Introduction to Zen Koans: Learning the Language of Dragons is the latest book by James Ishmael Ford who is one of my favorite Patheos bloggers (if you don’t know his blog, Monkey Mind, do yourself a favor and check it out). James is a Unitarian-Universalist minister, but also a Soto Zen priest and roshi. He has written a number of books, about various aspects of Zen history, spirituality and practice.
When I got my copy of his new book, my first thought was, “A book about koans? That’s interesting, but probably not for people like me, who are just beginners when it comes to Zen.” But I was wrong.
This is actually a perfect book for beginners.
Introduction to Zen Koans is probably meaty enough for someone who has made a commitment to a Buddhist spiritual practice, but it’s an excellent choice for anyone new to Zen (let alone koans).

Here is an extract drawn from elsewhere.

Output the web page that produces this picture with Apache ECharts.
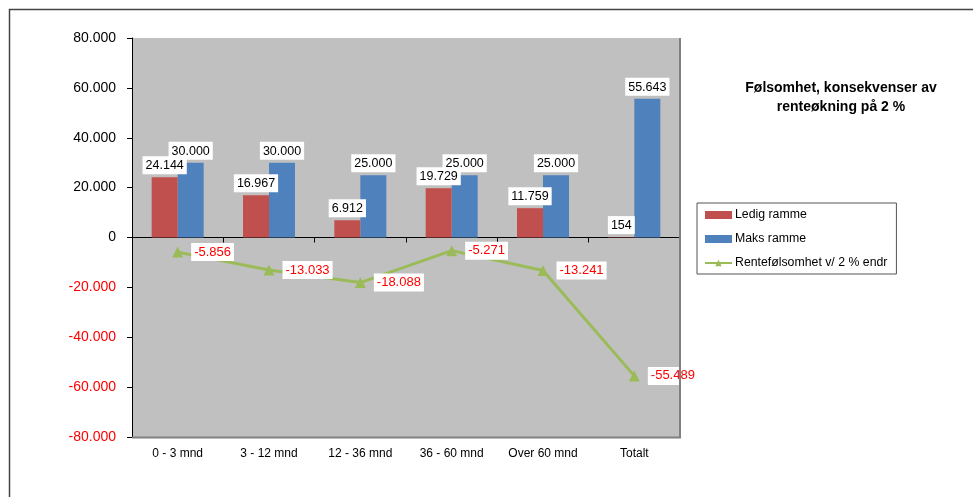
<!DOCTYPE html>
<html>
<head>
<meta charset="utf-8">
<script src="https://cdn.jsdelivr.net/npm/echarts@6/dist/echarts.min.js"></script>
<style>
  html, body { margin: 0; padding: 0; background: #fff; }
  #chart { width: 973px; height: 497px; }
</style>
</head>
<body>
<div id="chart"></div>
<script>
// Maturity buckets and values (NOK thousands)
const categories = ['0 - 3 mnd', '3 - 12 mnd', '12 - 36 mnd', '36 - 60 mnd', 'Over 60 mnd', 'Totalt'];
const ledigRamme = [24144, 16967, 6912, 19729, 11759, 154];
const maksRamme = [30000, 30000, 25000, 25000, 25000, 55643];
const rentefolsomhet = [-5856, -13033, -18088, -5271, -13241, -55489];
const yTicks = { min: -80000, max: 80000, interval: 20000 };

// Norwegian thousands separator
function fmt(v) {
  const s = Math.abs(Math.round(v)).toString().replace(/\B(?=(\d{3})+(?!\d))/g, '.');
  return (v < 0 ? '-' : '') + s;
}

const FONT = '"Liberation Sans", Arial, sans-serif';
const chart = echarts.init(document.getElementById('chart'), null, { renderer: 'canvas' });

const barLabel = {
  show: true,
  position: 'top',
  distance: 3,
  formatter: p => fmt(p.value),
  color: '#000',
  fontFamily: FONT,
  fontSize: 12.5,
  backgroundColor: '#fff',
  padding: [3, 3, 2, 3]
};

chart.setOption({
  animation: false,
  backgroundColor: '#fff',
  textStyle: { fontFamily: FONT },
  title: {
    text: 'Følsomhet, konsekvenser av\nrenteøkning på 2 %',
    left: 836,
    top: 73,
    textAlign: 'center',
    textStyle: { fontFamily: FONT, fontSize: 14, fontWeight: 'bold', color: '#000', lineHeight: 19.5 }
  },
  legend: {
    orient: 'vertical',
    left: 697,
    top: 203,
    padding: [6, 9, 5, 7],
    itemGap: 12,
    itemWidth: 27,
    itemHeight: 8,
    borderColor: '#555',
    borderWidth: 1,
    textStyle: { fontFamily: FONT, fontSize: 12.3, color: '#000', padding: [0, 0, 0, -2] },
    data: [
      { name: 'Ledig ramme', icon: 'rect' },
      { name: 'Maks ramme', icon: 'rect' },
      { name: 'Rentefølsomhet v/ 2 % endr' }
    ]
  },
  grid: {
    left: 132,
    top: 38,
    width: 548,
    height: 399,
    containLabel: false,
    outerBoundsMode: 'none',
    show: true,
    backgroundColor: '#C0C0C0',
    borderWidth: 0
  },
  xAxis: {
    type: 'category',
    data: categories,
    axisLine: { onZero: true, lineStyle: { color: '#000', width: 1 } },
    axisTick: { show: true, length: 5, lineStyle: { color: '#000' } },
    axisLabel: { margin: 11, fontFamily: FONT, fontSize: 12, color: '#000' },
    splitLine: { show: false }
  },
  yAxis: {
    type: 'value',
    min: yTicks.min,
    max: yTicks.max,
    interval: yTicks.interval,
    axisLine: { show: true, lineStyle: { color: '#000', width: 1 } },
    axisTick: { show: true, length: 5, lineStyle: { color: '#000' } },
    splitLine: { show: false },
    axisLabel: {
      margin: 16,
      fontFamily: FONT,
      fontSize: 14,
      formatter: v => fmt(v),
      color: v => (Number(v) < 0 ? '#FF0000' : '#000')
    }
  },
  graphic: [
    // outer frame
    { type: 'polyline', shape: { points: [[9.5, 497], [9.5, 9.5], [973, 9.5]] }, style: { stroke: '#444', lineWidth: 1.5, fill: null } },
    // plot area edge shading
    { type: 'polyline', shape: { points: [[680, 38], [680, 437.5], [132, 437.5]] }, style: { stroke: '#808080', lineWidth: 2, fill: null }, z: 10 }
  ],
  series: [
    {
      name: 'Ledig ramme',
      type: 'bar',
      data: ledigRamme,
      barWidth: 26,
      barGap: '0%',
      itemStyle: { color: '#C0504D' },
      label: barLabel,
      z: 4
    },
    {
      name: 'Maks ramme',
      type: 'bar',
      data: maksRamme,
      barWidth: 26,
      barGap: '0%',
      itemStyle: { color: '#4F81BD' },
      label: barLabel,
      z: 3
    },
    {
      name: 'Rentefølsomhet v/ 2 % endr',
      type: 'line',
      data: rentefolsomhet,
      symbol: 'triangle',
      symbolSize: 11,
      lineStyle: { color: '#9BBB59', width: 3 },
      itemStyle: { color: '#9BBB59' },
      label: {
        show: true,
        position: 'right',
        distance: 8,
        formatter: p => fmt(p.value),
        color: '#FF0000',
        fontFamily: FONT,
        fontSize: 13,
        backgroundColor: '#fff',
        padding: [3, 3, 2, 3]
      },
      z: 5
    }
  ]
});
</script>
</body>
</html>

The book assumes the reader has no prior knowledge of Zen, so it begins at the beginning — with a summary explanation of who the Buddha was, and what he taught, and how Buddhism eventually spread from its home in northern India to China, where it encountered Taoism and gave birth to Chan (in Japanese, Zen), which comes from the Sanskrit word for meditation, dhyana.
Along the way, Ford introduces his readers to key figures in the history, including Bodhidharma, Huineng, and Dogen. He provides a lucid translation of the Heart Sutra, and describes the basic elements of zazen, or meditation — from the cushions (the zafu and zabuton), to the importance of the posture, the breath, and of course, the attention.
And then he introduces the reader to the koan — what it is, its history, and how koans are used in the practice of Zen — the essential accessory to meditation, in a way similar to how the liturgy is the essential accessory to Christian centering prayer. He explains the different types of koans, and points out that reading a book about koans (including books that claim to publish the “solution” to koans) is no substitute for actually committing to a meditation practice and working with a koan under the guidance of a qualified teacher.
Ford’s writing is delightful, accessible, and conversational — he happily quotes from a variety of contemporary Zen authors, but then to keep things interesting he’ll also draw parallels between the dharma and the thought of Christian mystics like St. John of the Cross or the Desert Fathers and Mothers. He is not afraid to make reference to Christian practitioners of Zen like Thomas Hand — indeed, he writes,
Personally, I admire much of what I’d call “Christian Zen.” Christian Zen teacher Ruben Habito’s wonderful and inviting book Living Zen, Loving God, for instance, shows that this is an authentic, powerful, and beautiful path.
It’s a little book and so it’s certainly not the most exhaustive resource on the topic of koans — or of Zen, for that matter. But it’s an introductory book, meant to whet the reader’s appetite. And it does that job swimmingly well. So if you want to get a basic sense of what a koan is, and why it matters in the world of Zen, get this book. And if you need something even more basic than that — i.e., you need to figure out what Zen is, before you can begin to worry about koans — this is still a worthwhile book. Because, after all, if you want to learn about Zen, you’ll be faced with the mystery and curiosity of the koan tradition. So this book will get you started, and give you a sense of the lay of the land.